The situation is not good at all. It’s not even like the Lebanese Civil War – the whole country is being destroyed so fast that it’s like the same level damage that they saw in fifteen years, we’re seeing in less than two.
You sometimes see the images in the news, whole neighborhoods decimated over the course of one report. It’s 2 am now, I can hear the sound of bombings in the silence of the night, long threads of gunfire, interrupted by bombs and shells all the time. They’re shells of different sizes, different types, from air, from land, from tanks. There is food, it’s still reaching the city from the villages. We have basics like flour.
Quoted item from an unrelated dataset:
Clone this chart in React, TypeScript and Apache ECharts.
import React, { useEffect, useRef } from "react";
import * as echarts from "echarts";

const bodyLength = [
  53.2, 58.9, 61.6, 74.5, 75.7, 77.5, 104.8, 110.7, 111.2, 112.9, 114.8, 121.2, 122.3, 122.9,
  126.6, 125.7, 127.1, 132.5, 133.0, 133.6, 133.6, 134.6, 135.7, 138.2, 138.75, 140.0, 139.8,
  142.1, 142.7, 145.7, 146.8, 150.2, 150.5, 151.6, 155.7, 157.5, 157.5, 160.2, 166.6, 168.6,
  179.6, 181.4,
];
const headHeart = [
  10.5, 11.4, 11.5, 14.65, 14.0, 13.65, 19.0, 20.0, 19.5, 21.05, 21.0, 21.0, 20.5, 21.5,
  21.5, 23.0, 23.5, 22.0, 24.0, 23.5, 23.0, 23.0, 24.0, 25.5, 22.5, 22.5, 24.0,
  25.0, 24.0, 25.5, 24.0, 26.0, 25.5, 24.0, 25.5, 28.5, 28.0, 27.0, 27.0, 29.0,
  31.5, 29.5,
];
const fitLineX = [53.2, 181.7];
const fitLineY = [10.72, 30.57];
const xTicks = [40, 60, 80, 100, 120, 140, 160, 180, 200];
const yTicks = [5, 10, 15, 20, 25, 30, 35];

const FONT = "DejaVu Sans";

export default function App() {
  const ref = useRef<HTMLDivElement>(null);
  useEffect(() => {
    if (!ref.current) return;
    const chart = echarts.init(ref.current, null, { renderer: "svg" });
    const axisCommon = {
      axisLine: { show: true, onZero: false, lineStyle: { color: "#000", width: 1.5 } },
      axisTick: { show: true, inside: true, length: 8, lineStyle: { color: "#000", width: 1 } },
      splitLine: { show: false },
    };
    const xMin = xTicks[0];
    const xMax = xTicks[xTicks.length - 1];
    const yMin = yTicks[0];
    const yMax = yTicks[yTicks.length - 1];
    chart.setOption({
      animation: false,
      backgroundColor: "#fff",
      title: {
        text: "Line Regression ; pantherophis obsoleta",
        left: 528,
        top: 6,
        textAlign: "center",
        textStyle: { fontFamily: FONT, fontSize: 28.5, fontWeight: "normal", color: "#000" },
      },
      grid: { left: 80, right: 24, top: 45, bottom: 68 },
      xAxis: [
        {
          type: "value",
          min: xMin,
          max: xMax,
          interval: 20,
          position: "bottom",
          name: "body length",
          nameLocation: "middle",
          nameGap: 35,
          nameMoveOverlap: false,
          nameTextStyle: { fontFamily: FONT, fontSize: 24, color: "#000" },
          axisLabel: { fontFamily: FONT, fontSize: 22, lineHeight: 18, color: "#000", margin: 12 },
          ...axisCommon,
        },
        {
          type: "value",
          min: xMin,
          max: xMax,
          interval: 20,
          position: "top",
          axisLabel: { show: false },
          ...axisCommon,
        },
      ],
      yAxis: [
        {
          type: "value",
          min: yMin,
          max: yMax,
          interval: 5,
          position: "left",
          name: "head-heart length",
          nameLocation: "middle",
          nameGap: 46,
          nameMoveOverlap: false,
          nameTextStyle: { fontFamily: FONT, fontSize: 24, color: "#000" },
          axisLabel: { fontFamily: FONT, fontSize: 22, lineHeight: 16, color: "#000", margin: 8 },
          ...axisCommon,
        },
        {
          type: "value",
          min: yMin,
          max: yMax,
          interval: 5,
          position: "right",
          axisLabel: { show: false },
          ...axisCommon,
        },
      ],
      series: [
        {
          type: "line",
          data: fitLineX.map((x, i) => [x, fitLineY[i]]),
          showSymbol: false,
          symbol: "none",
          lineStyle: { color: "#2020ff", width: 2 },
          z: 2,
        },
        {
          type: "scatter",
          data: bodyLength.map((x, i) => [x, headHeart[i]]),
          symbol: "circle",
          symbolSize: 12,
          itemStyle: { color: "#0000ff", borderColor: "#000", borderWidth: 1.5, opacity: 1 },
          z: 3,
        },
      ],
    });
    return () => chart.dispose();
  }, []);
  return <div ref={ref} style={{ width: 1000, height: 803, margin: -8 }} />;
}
There is water, but it’s often cut.
A while back we didn’t have water for more than three days because the water pipe was bombed. We can’t rest. We are exhausted. Our worries are piling up. The ghost of a bleak future is always in front of our eyes. My little brother went to Beirut with his entire family. A Muslim friend has been staying at my home for more than two months because it’s so dangerous in his neighborhood. His family of fourteen people left to a refugee camp near Latakia, after staying with me for a few weeks.
I have a little bit of savings, it should last me for a few years here in Aleppo if I spend it wisely. Other people are spending everything they have, or selling their jewelry if they have any. Many people are already bankrupt. During the Lebanese Civil War I used to hear a lot that people still had work, in East Beirut people would make a living. But here the situation is completely the opposite. The city is on full stop. The factories are all bombed and closed. All the workplaces are shut. I’d say 90% of the laborers in Aleppo are out of work. At least half of the population of Aleppo has left the city, if not more. Politically, there is no sign of hope, because neither side is recognizing the other. We can never have a ceasefire, because they won’t talk.
Those who used to preach to us about patriotism and love of Syria are all out of the country now. It’s up to us, the ones who are still living here, knowing that at any moment death can knock at our doors.
In my mind it’s not about just me. It’s about my family. My mother and my other brothers are still in the city. I don’t want to leave here without them. Even my Muslim friend who is staying with me, I want to take him with me if I go.
Where would we go, anyway? To Beirut? I’d be unemployed. There are no alternatives, so I’m staying here.